A. Le régime de la fusion.

S’il nous faut aborder de nouveau le récit de Watson, à travers cette fois les fantasmes qu’il développe sans cesse, il est aisé de trouver l’origine de ces représentations. En effet, nous avons vu (supra, pp. 262 sq.), que la Légende des Baskerville amène Watson à considérer la lande, puis le personnage de Selden, prisonnier évadé et traqué par la police, comme représentatifs d’une sauvagerie primitive : ‘« Foul with mire, with a bristling beard, and hung with matted hair, it [Selden’s face] might well have belonged to one of those savages who dwelt in the burrows on the hillsides. »’ (p. 725). Il est néanmoins manifeste que cette représentation recouvre un élément diégétique antérieur qui inspira à Watson de telles considérations quant à la sauvagerie du lieu et de (certains de) ses habitants. Cette primitivité inquiétante provient, nous l’avons dit, de la Légende des Baskerville, et aussi du compte-rendu de la mort de sir Charles par le Devon County Chronicle qui, juxtaposés, avec le témoignage du Dr Mortimer, semblent beaucoup choquer Watson : ‘« I confess that at these words a shudder passed through me »’ (chapitre 3, p. 679). C’est en fait, à travers la Légende, une peur de nature primitive qui s’empare de Watson et qui va influencer son récit tout au long du texte : cette peur, c’est celle d’être dévoré. La Légende est assez claire sur ce point :

‘But it was not the sight of her body, nor yet was it that of the body of Hugo Baskerville lying near her, which raised the hair upon the heads of these three dare-devil roisterers, but it was that, standing over Hugo, and plucking at his throat, there stood a foul thing, a great, black beast, shaped like a hound yet larger than any hound that ever mortal eye has rested upon. And even as they looked the thing tore the throat out of Hugo Baskerville, on which, as it turned its blazing eyes and dripping jaws, upon them, the three shrieked with fear and rode for dear life, still screaming, across the moor. (chapitre 2, p. 675).’

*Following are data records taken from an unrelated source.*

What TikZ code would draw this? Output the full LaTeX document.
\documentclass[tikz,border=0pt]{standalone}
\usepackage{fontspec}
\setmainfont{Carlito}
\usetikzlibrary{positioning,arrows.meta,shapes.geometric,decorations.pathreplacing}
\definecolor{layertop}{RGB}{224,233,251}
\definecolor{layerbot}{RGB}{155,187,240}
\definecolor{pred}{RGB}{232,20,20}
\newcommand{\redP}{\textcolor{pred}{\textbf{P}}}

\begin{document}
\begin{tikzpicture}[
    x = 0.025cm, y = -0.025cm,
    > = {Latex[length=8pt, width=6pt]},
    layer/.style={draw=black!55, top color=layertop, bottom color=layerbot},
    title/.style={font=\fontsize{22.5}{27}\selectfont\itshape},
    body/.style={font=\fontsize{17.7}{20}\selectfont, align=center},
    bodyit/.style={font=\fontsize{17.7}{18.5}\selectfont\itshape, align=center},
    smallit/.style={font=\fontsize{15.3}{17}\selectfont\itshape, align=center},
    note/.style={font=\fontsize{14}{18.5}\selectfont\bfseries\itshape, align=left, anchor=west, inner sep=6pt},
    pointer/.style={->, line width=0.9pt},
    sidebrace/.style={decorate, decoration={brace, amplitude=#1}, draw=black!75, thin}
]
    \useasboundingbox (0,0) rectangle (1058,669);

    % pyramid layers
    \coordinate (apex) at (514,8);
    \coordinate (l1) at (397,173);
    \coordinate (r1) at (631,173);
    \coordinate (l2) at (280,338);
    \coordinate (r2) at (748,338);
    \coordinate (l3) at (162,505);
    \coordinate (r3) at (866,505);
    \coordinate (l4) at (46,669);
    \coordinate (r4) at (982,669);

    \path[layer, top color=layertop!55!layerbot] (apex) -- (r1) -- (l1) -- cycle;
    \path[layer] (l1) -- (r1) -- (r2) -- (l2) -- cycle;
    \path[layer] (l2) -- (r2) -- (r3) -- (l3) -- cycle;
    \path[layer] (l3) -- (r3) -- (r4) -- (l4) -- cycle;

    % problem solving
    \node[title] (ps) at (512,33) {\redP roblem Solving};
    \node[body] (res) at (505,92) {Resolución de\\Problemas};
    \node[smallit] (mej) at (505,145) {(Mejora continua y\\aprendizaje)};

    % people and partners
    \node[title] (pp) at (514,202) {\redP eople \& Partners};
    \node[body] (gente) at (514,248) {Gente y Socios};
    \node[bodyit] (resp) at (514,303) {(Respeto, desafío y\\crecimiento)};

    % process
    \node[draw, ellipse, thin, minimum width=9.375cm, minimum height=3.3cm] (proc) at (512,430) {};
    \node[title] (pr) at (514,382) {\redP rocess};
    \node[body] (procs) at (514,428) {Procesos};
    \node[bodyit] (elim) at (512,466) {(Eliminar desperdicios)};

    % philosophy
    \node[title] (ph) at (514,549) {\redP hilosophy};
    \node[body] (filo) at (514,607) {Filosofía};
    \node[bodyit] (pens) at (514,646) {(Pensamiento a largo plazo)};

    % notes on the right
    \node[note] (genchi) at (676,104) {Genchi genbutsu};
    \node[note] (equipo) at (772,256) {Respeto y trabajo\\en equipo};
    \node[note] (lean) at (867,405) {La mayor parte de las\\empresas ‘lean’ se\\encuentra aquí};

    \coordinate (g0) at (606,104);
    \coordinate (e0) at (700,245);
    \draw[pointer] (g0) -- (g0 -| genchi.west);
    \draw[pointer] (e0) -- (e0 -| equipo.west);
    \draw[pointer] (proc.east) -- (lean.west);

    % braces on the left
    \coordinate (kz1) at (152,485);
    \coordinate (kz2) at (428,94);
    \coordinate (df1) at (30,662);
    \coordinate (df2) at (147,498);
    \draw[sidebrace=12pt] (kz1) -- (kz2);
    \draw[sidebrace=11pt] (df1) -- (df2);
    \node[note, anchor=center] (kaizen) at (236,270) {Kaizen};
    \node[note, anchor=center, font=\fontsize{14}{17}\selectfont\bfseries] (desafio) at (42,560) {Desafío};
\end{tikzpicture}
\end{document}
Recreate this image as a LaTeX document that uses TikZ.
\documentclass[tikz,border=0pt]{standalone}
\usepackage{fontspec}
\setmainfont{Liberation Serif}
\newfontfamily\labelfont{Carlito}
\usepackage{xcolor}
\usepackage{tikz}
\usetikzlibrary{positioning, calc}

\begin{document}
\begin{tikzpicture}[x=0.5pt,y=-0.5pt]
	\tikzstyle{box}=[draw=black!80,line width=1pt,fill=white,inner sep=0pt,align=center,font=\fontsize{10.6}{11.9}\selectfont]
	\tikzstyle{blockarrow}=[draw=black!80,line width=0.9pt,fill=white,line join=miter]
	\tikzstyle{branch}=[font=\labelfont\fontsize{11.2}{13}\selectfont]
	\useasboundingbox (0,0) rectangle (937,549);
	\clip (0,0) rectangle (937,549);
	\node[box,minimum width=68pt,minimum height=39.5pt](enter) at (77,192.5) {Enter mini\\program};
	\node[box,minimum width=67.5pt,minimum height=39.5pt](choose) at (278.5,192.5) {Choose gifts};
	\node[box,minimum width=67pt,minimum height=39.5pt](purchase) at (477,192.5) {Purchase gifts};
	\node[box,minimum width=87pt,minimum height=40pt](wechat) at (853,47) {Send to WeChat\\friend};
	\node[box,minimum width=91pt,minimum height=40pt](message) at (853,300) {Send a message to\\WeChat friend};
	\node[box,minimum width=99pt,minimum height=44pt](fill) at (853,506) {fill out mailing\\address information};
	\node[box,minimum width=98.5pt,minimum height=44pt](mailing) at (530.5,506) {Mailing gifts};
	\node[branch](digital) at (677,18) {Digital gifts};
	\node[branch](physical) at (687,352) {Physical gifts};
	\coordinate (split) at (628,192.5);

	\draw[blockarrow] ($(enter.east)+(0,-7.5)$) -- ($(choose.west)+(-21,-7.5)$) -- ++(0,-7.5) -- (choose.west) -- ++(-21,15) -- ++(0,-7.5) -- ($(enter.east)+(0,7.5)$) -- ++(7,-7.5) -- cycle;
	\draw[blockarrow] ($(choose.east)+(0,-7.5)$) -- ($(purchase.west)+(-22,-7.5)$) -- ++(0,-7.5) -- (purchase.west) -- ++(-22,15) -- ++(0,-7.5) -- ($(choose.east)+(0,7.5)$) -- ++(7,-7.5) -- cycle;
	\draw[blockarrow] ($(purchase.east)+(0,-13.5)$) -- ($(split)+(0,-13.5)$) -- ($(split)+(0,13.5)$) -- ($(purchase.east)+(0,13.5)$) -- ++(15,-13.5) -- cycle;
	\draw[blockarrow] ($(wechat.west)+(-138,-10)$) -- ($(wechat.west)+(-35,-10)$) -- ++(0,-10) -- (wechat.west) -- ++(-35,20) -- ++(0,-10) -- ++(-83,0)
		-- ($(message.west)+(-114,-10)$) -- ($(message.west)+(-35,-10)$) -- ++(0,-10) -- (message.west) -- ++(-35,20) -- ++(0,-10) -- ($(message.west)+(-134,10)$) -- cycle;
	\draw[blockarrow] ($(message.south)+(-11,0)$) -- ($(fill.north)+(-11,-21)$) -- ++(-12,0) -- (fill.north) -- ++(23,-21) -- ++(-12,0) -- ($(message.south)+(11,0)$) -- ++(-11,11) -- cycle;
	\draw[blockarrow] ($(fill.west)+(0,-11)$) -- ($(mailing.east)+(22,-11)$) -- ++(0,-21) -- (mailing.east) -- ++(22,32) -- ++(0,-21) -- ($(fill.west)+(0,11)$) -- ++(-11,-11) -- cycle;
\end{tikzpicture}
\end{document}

La peur du retour aux origines primitives se lit donc à travers une peur de la mort sous la forme de la dévoration, et nous allons pouvoir lire de nombreux passages du texte dans cette perspective.

Tout d’abord, remarquons que le thème de la dévoration, qui apparaît de manière fantasmatique dans le discours du narrateur, n’est pas le fait de ce seul narrateur — c’est-à-dire que Holmes lui-même se fait l’écho de ces obsessions chez Watson. Ainsi, parlant de Stapleton qu’il pense bientôt pouvoir mettre hors d’état de nuire, Holmes s’écrie :

‘“[...] We have him, Watson, we have him, and I dare swear that before tomorrow night he will be fluttering in our net as helpless as one of his own butterflies. A pin, a cork, a card, and we add him to the Baker Street collection!” (p. 750)’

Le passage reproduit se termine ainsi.